* [Set exercise] Take the line containing "What matplotlib code" as the first line and the line containing "plt.rcParams['font.family'] = ['Liberation" as the last, and output that span verbatim without any images.

* [Input data]
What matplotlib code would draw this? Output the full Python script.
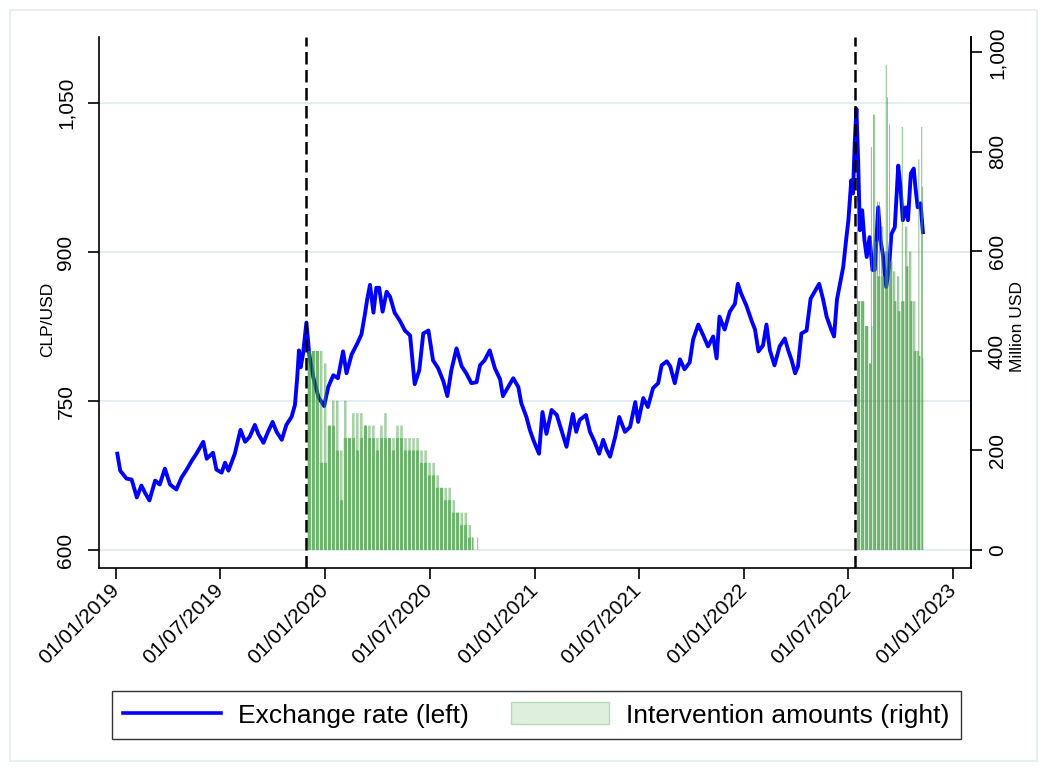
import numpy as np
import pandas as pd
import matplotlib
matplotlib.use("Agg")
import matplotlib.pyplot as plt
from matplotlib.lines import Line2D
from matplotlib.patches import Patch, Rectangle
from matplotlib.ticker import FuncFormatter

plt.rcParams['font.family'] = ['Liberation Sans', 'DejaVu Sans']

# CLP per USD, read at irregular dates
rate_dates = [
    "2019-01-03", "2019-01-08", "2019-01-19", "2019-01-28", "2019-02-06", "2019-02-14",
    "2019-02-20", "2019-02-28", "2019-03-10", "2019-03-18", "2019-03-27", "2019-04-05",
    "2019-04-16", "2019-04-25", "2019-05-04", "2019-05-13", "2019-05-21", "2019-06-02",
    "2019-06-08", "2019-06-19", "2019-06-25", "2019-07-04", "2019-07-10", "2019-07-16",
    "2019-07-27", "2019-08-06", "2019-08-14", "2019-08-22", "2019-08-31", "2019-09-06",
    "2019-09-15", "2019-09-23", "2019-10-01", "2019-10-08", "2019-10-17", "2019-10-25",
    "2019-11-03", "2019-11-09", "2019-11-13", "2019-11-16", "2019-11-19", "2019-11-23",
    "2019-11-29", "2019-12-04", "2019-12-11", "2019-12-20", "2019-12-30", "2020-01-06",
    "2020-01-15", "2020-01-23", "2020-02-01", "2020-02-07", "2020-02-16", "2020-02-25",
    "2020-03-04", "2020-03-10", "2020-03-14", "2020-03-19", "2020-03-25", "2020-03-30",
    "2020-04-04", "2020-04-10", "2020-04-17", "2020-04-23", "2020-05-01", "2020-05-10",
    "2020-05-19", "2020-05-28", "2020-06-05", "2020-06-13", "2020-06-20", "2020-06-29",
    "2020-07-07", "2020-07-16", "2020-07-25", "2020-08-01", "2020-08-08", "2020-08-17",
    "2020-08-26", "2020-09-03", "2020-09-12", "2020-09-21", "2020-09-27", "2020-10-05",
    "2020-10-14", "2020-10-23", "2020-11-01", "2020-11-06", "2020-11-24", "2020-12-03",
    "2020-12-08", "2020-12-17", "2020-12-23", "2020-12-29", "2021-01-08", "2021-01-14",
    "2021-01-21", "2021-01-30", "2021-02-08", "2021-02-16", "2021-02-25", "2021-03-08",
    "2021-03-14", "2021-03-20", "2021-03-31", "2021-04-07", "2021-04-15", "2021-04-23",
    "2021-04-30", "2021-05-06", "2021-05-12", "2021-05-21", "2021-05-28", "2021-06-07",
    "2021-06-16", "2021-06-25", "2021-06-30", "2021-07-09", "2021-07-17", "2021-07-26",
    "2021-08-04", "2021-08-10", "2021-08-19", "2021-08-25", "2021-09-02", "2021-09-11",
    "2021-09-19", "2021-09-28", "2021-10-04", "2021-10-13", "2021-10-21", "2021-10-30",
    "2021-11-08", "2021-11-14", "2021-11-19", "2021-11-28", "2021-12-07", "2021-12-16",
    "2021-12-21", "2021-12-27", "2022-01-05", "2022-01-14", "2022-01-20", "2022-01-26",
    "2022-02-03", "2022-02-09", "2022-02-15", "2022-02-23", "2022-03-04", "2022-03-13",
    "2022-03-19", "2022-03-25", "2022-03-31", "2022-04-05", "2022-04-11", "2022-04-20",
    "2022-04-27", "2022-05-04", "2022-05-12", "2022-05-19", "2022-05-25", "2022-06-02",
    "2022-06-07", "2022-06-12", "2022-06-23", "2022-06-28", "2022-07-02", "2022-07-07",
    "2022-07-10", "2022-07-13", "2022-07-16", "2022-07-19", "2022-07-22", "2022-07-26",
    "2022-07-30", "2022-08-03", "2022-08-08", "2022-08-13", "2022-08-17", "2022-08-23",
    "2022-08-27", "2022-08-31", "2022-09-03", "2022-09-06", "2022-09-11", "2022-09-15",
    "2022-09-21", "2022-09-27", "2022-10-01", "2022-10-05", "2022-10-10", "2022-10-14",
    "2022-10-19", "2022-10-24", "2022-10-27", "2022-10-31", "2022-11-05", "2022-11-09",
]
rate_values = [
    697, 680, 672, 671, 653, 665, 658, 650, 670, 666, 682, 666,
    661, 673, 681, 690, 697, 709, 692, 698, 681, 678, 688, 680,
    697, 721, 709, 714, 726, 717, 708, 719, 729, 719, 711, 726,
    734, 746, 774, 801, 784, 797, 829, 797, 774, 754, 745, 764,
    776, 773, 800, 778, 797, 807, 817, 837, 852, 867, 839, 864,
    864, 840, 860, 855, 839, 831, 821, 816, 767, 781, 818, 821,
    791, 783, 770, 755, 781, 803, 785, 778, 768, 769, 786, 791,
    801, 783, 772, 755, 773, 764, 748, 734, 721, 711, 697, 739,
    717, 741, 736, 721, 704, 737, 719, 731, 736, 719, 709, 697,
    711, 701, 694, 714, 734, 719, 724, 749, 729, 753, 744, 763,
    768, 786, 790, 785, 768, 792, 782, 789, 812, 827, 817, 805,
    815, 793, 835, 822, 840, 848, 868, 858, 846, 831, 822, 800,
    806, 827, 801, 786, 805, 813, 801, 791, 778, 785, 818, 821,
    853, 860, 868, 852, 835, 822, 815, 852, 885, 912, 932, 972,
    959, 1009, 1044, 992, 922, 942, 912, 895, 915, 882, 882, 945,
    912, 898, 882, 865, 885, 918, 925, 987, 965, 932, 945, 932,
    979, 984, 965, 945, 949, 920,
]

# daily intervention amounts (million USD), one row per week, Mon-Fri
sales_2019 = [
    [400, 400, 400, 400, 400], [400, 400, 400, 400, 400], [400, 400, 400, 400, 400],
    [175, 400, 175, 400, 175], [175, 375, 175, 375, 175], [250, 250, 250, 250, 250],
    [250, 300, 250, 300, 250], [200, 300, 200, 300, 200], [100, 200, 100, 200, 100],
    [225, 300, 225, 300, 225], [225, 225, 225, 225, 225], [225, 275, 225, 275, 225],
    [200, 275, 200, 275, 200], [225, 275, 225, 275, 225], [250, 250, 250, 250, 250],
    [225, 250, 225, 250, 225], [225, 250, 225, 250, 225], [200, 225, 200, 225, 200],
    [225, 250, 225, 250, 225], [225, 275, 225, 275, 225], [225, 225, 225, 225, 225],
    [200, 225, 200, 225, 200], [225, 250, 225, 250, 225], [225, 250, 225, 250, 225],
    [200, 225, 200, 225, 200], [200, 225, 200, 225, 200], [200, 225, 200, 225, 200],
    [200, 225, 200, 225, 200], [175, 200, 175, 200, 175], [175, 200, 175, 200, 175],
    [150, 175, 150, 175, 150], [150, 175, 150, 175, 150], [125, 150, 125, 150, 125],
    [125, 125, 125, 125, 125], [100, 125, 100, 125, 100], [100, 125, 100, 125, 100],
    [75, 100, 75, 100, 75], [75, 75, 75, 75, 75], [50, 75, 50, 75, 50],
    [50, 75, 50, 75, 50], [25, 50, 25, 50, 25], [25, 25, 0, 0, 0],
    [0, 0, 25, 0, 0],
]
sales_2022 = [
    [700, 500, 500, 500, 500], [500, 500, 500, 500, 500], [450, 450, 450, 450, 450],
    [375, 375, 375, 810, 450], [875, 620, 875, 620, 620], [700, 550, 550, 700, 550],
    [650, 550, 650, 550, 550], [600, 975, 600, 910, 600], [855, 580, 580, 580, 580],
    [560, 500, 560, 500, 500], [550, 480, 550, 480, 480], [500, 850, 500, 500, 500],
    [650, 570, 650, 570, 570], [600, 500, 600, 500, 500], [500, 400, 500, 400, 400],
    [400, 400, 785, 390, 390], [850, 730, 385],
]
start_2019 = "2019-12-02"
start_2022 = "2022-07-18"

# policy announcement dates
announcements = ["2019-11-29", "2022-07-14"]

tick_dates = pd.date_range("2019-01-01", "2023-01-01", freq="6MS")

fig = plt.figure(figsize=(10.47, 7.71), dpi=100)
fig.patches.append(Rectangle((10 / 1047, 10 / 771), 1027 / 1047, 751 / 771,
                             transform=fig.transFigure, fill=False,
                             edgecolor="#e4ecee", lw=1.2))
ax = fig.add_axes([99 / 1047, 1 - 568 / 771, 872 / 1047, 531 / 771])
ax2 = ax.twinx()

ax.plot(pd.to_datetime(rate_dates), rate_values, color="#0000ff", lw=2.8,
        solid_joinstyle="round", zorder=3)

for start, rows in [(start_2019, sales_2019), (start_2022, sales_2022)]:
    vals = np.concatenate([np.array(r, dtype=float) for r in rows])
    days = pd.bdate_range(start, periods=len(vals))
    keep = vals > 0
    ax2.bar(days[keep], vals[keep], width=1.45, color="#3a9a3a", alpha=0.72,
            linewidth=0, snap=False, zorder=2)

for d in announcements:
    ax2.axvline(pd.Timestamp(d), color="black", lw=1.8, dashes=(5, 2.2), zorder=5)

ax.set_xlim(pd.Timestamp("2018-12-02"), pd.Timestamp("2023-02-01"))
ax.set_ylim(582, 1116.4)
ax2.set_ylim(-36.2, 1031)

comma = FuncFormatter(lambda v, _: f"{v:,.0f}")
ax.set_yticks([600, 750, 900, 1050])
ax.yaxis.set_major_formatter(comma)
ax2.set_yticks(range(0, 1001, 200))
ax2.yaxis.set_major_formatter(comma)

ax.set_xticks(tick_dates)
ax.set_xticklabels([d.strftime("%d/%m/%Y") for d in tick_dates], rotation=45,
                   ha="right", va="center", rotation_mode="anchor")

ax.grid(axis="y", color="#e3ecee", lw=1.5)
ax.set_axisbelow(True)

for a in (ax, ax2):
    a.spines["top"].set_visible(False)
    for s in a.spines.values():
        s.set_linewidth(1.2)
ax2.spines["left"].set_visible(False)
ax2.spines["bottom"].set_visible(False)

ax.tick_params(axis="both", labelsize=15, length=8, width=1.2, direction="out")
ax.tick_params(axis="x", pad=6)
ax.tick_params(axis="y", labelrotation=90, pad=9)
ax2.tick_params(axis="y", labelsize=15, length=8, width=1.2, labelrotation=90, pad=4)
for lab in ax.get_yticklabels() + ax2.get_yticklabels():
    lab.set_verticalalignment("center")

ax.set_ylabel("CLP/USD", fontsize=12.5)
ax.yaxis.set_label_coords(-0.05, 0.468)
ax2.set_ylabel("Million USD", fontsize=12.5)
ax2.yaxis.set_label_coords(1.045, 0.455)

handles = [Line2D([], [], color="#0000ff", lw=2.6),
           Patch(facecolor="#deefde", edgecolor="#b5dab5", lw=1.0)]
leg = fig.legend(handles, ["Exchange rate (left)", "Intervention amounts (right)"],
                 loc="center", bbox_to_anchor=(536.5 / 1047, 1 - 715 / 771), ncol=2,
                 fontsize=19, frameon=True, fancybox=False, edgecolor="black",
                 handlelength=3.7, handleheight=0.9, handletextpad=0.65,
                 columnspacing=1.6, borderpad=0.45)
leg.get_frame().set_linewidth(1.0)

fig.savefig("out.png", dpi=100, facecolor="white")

--

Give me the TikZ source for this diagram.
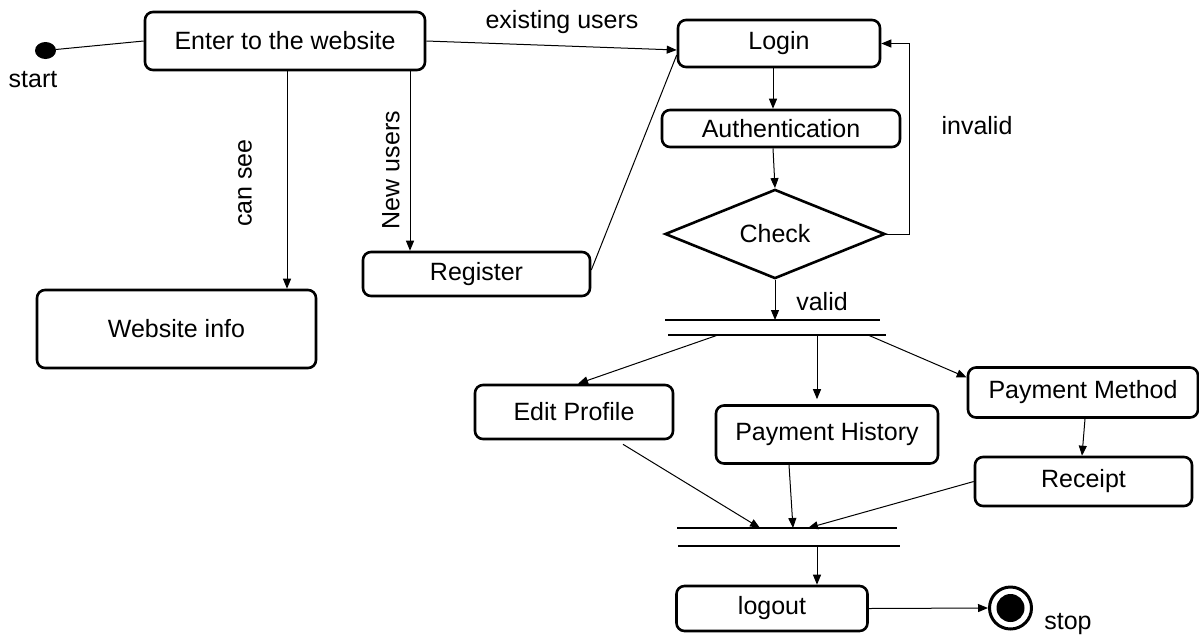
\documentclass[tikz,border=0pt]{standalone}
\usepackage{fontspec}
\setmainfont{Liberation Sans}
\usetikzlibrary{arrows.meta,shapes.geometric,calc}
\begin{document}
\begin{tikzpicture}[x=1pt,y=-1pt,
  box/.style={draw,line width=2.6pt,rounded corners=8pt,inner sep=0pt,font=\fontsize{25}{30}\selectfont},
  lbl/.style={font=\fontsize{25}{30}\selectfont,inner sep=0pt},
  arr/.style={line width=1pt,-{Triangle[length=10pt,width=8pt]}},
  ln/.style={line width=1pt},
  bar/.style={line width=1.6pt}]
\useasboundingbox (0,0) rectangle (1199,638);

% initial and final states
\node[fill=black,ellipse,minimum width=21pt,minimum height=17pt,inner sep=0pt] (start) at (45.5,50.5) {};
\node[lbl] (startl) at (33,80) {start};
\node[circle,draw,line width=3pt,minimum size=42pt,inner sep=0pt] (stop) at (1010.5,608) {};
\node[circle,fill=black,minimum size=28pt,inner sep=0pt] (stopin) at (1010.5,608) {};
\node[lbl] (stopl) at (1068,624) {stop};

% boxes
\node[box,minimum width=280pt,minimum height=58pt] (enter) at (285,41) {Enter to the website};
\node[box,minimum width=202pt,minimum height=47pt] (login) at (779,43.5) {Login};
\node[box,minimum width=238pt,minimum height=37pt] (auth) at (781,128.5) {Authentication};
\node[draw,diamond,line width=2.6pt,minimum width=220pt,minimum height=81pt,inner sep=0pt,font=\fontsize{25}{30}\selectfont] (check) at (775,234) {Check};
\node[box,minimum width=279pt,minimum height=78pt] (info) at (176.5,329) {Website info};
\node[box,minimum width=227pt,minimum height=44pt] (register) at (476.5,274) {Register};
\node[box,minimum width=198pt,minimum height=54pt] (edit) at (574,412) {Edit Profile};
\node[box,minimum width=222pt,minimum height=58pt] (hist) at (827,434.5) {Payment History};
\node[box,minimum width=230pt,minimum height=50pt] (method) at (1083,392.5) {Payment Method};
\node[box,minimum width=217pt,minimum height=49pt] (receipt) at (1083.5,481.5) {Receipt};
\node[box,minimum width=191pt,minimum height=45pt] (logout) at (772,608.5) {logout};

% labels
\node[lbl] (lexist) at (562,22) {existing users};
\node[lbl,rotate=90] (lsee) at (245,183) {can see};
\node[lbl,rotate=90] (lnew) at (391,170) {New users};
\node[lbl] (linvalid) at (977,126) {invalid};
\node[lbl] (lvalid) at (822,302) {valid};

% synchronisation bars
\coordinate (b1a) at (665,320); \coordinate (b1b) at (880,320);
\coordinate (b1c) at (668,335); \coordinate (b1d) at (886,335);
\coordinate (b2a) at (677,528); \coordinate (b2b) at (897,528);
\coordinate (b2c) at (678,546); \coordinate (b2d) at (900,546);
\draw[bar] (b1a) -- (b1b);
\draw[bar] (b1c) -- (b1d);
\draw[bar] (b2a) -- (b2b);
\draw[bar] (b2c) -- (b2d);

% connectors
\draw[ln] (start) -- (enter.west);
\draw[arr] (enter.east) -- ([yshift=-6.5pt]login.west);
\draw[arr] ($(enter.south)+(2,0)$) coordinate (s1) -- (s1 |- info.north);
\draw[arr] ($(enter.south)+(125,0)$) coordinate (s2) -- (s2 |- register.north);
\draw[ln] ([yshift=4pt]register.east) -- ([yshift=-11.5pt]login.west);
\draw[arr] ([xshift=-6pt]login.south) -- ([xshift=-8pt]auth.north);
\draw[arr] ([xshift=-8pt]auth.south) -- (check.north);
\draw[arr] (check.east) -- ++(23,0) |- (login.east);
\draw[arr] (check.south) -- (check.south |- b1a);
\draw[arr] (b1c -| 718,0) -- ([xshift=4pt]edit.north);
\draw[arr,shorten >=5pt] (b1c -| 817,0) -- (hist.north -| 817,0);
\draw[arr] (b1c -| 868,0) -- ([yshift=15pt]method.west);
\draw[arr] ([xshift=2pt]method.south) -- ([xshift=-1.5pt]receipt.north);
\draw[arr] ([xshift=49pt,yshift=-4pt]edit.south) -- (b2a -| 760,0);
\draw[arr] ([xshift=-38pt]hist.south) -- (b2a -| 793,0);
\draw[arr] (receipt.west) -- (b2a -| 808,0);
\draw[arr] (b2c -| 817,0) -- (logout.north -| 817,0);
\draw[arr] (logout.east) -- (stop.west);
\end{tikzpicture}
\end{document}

* [Expected answer]
What matplotlib code would draw this? Output the full Python script.
import numpy as np
import pandas as pd
import matplotlib
matplotlib.use("Agg")
import matplotlib.pyplot as plt
from matplotlib.lines import Line2D
from matplotlib.patches import Patch, Rectangle
from matplotlib.ticker import FuncFormatter

plt.rcParams['font.family'] = ['Liberation Sans', 'DejaVu Sans']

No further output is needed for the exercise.